(Entries with chart source code)
☆ ☆ ☆ ☆ ☆ ☆ ☆

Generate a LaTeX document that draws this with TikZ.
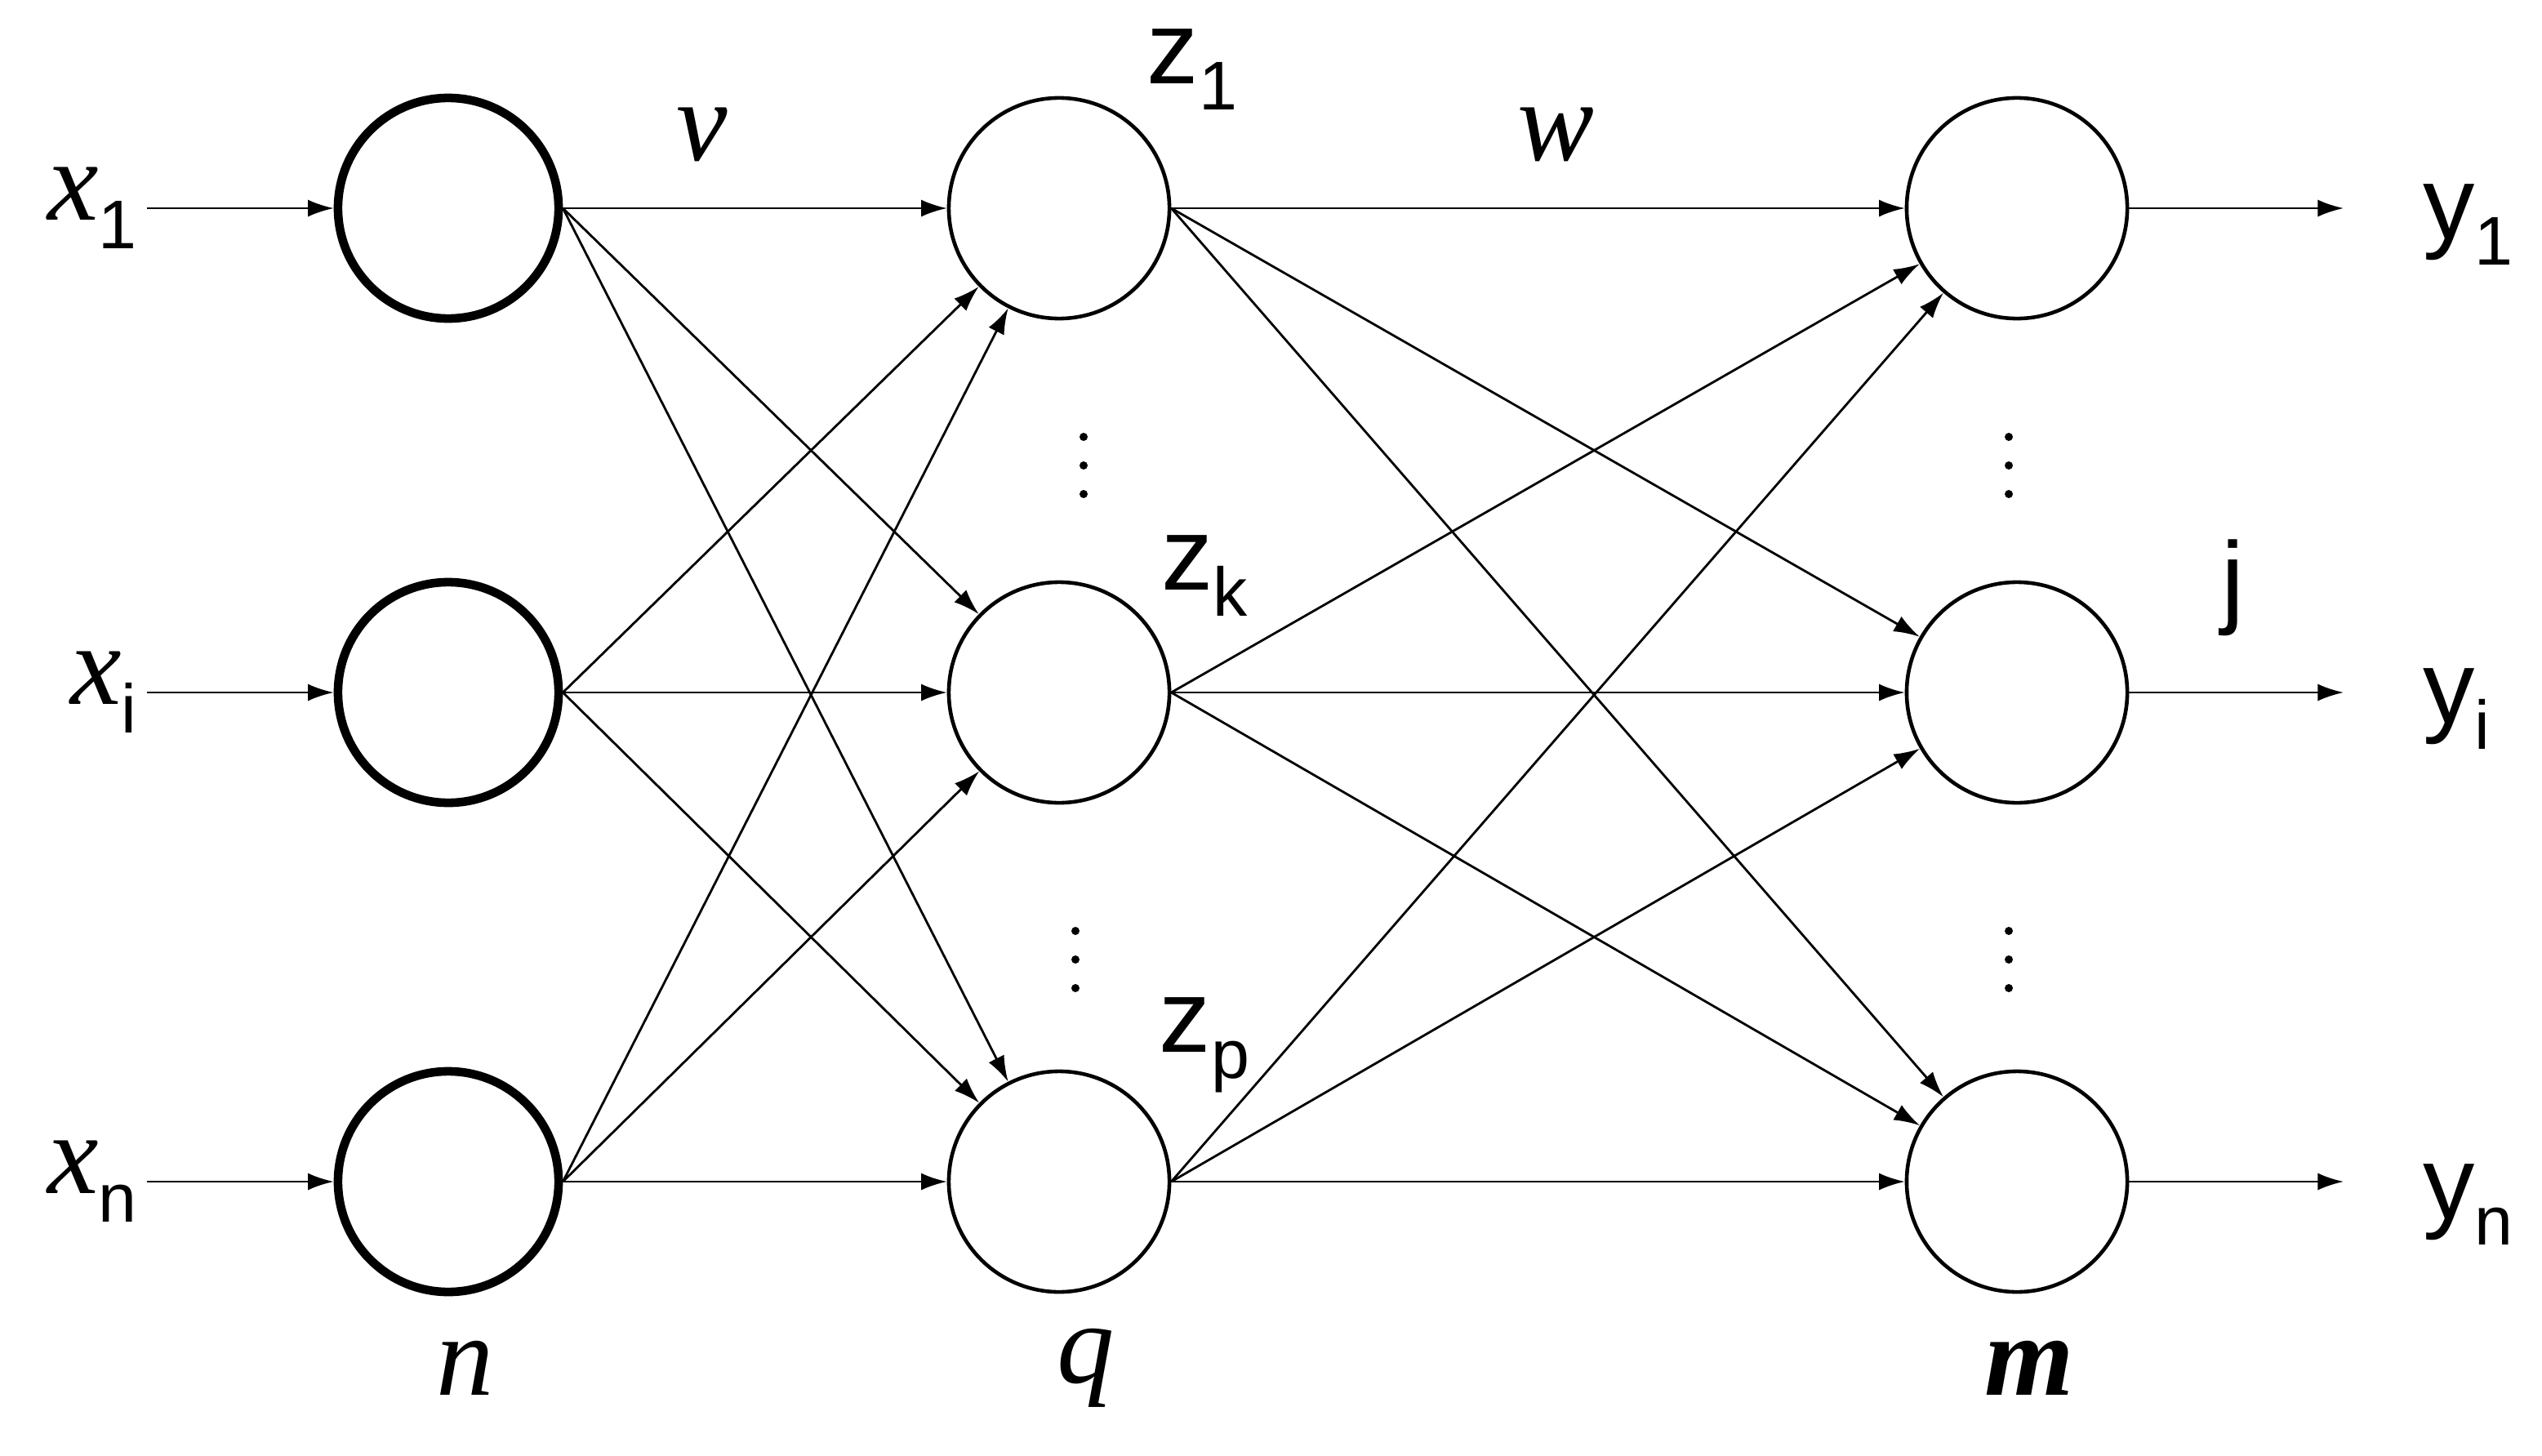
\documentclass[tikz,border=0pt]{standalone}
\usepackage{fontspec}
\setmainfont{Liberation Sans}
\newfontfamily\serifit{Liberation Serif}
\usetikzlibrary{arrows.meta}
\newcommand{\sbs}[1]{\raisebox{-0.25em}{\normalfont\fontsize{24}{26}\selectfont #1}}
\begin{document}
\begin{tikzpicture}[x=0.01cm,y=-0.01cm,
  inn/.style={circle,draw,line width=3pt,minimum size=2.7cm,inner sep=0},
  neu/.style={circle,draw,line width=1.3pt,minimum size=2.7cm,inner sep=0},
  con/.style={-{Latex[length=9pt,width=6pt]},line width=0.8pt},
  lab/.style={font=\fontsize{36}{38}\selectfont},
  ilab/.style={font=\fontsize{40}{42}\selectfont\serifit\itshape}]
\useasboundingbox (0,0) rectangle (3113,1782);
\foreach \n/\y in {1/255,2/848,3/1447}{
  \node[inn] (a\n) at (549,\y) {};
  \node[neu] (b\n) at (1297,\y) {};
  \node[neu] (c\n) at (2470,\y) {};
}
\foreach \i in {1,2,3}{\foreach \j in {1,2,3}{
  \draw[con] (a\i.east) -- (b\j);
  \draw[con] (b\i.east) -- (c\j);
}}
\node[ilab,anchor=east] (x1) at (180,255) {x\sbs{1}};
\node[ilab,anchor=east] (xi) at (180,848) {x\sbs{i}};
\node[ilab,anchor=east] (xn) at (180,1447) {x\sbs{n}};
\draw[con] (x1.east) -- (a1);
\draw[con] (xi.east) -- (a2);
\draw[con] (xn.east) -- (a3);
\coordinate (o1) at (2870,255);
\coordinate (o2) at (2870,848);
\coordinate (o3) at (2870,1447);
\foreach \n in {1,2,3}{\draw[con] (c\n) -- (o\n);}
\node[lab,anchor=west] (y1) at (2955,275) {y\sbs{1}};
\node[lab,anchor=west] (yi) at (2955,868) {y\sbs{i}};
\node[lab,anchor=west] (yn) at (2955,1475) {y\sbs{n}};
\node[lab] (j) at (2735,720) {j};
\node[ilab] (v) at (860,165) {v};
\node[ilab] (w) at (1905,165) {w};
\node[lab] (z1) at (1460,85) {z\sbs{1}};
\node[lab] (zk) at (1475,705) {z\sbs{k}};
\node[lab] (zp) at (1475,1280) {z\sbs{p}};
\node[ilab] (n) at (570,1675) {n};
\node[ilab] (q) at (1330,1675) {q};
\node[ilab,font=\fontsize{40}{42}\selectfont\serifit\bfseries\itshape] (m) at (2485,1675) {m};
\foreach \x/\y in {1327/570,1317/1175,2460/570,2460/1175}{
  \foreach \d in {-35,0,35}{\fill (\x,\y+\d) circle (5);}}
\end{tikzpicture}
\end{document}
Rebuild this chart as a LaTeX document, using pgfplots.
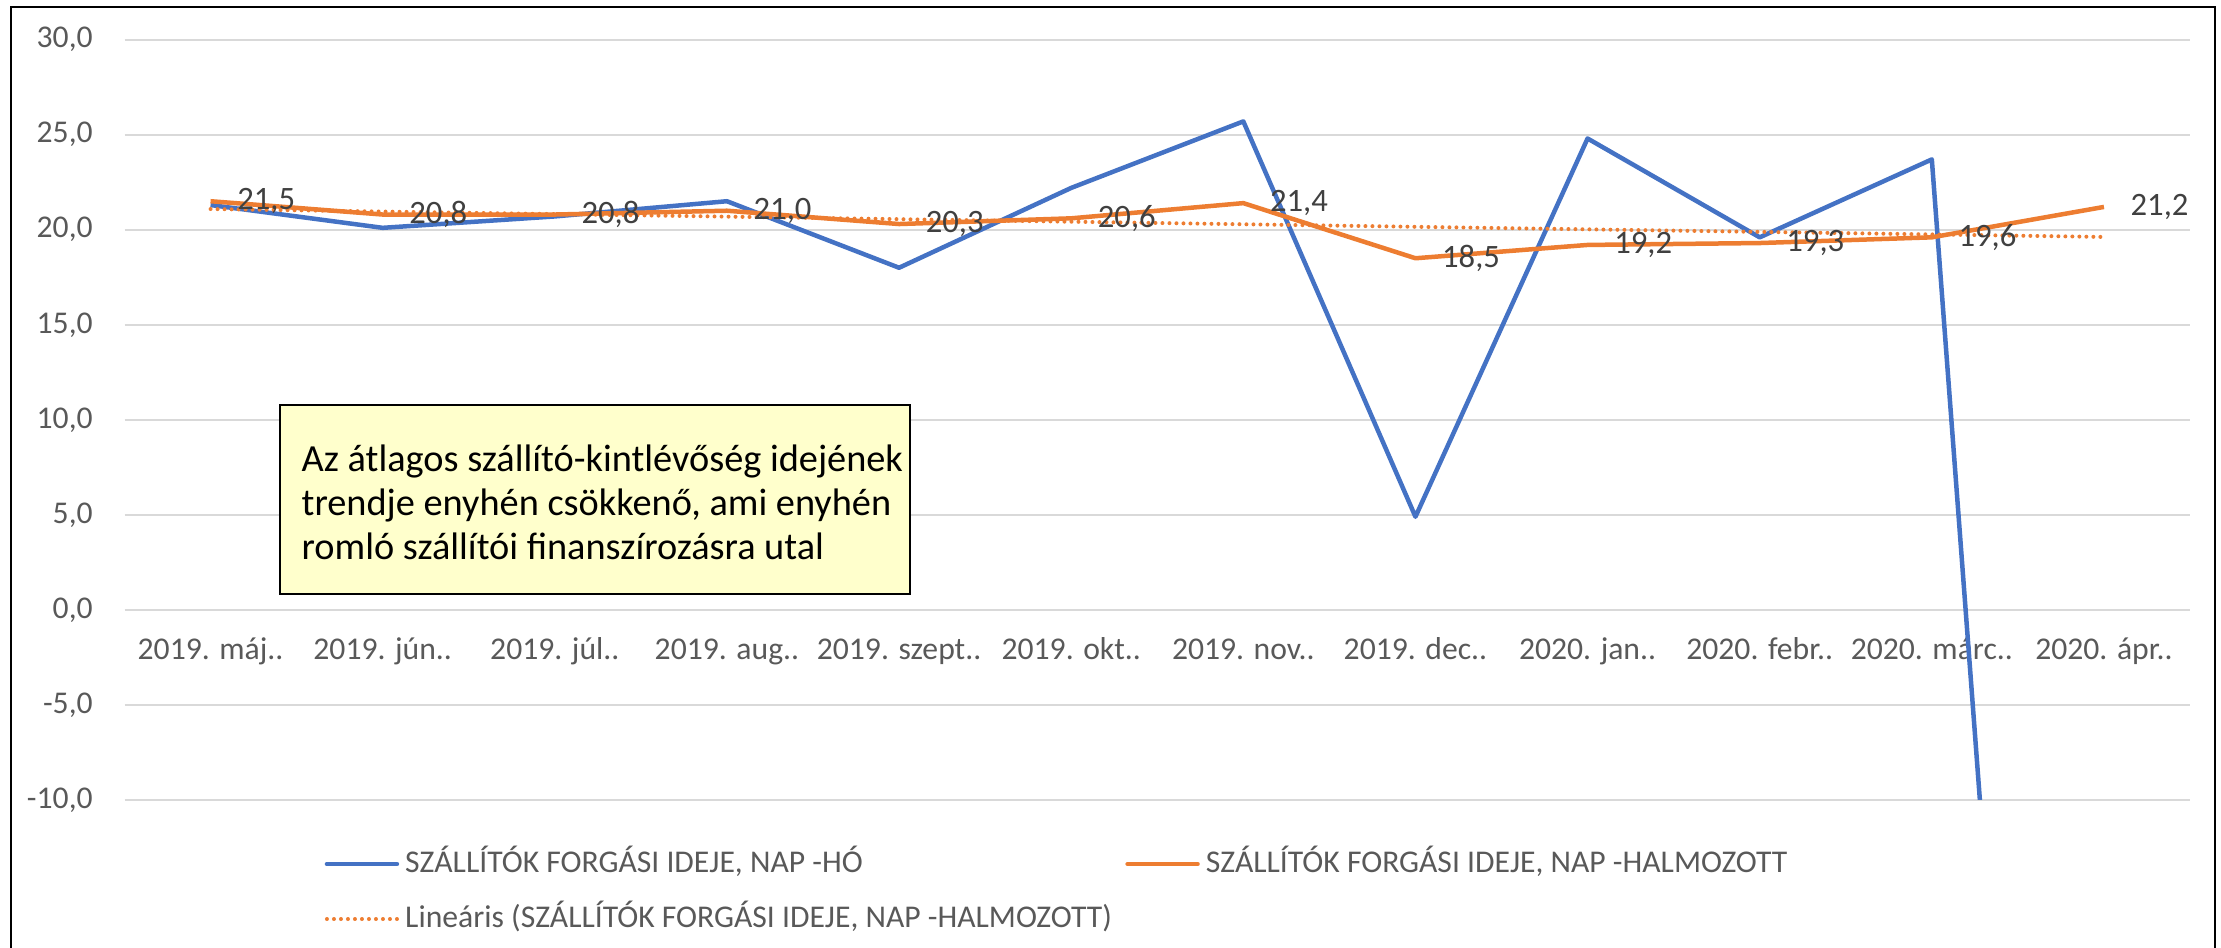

☆ ☆ ☆ ☆ ☆ ☆ ☆

EXERCISE: Every record above should be written out again exactly; the pictures stay out of the copy.

OUTPUT BELOW:
Generate a LaTeX document that draws this with TikZ.
\documentclass[tikz,border=0pt]{standalone}
\usepackage{fontspec}
\setmainfont{Liberation Sans}
\newfontfamily\serifit{Liberation Serif}
\usetikzlibrary{arrows.meta}
\newcommand{\sbs}[1]{\raisebox{-0.25em}{\normalfont\fontsize{24}{26}\selectfont #1}}
\begin{document}
\begin{tikzpicture}[x=0.01cm,y=-0.01cm,
  inn/.style={circle,draw,line width=3pt,minimum size=2.7cm,inner sep=0},
  neu/.style={circle,draw,line width=1.3pt,minimum size=2.7cm,inner sep=0},
  con/.style={-{Latex[length=9pt,width=6pt]},line width=0.8pt},
  lab/.style={font=\fontsize{36}{38}\selectfont},
  ilab/.style={font=\fontsize{40}{42}\selectfont\serifit\itshape}]
\useasboundingbox (0,0) rectangle (3113,1782);
\foreach \n/\y in {1/255,2/848,3/1447}{
  \node[inn] (a\n) at (549,\y) {};
  \node[neu] (b\n) at (1297,\y) {};
  \node[neu] (c\n) at (2470,\y) {};
}
\foreach \i in {1,2,3}{\foreach \j in {1,2,3}{
  \draw[con] (a\i.east) -- (b\j);
  \draw[con] (b\i.east) -- (c\j);
}}
\node[ilab,anchor=east] (x1) at (180,255) {x\sbs{1}};
\node[ilab,anchor=east] (xi) at (180,848) {x\sbs{i}};
\node[ilab,anchor=east] (xn) at (180,1447) {x\sbs{n}};
\draw[con] (x1.east) -- (a1);
\draw[con] (xi.east) -- (a2);
\draw[con] (xn.east) -- (a3);
\coordinate (o1) at (2870,255);
\coordinate (o2) at (2870,848);
\coordinate (o3) at (2870,1447);
\foreach \n in {1,2,3}{\draw[con] (c\n) -- (o\n);}
\node[lab,anchor=west] (y1) at (2955,275) {y\sbs{1}};
\node[lab,anchor=west] (yi) at (2955,868) {y\sbs{i}};
\node[lab,anchor=west] (yn) at (2955,1475) {y\sbs{n}};
\node[lab] (j) at (2735,720) {j};
\node[ilab] (v) at (860,165) {v};
\node[ilab] (w) at (1905,165) {w};
\node[lab] (z1) at (1460,85) {z\sbs{1}};
\node[lab] (zk) at (1475,705) {z\sbs{k}};
\node[lab] (zp) at (1475,1280) {z\sbs{p}};
\node[ilab] (n) at (570,1675) {n};
\node[ilab] (q) at (1330,1675) {q};
\node[ilab,font=\fontsize{40}{42}\selectfont\serifit\bfseries\itshape] (m) at (2485,1675) {m};
\foreach \x/\y in {1327/570,1317/1175,2460/570,2460/1175}{
  \foreach \d in {-35,0,35}{\fill (\x,\y+\d) circle (5);}}
\end{tikzpicture}
\end{document}
Rebuild this chart as a LaTeX document, using pgfplots.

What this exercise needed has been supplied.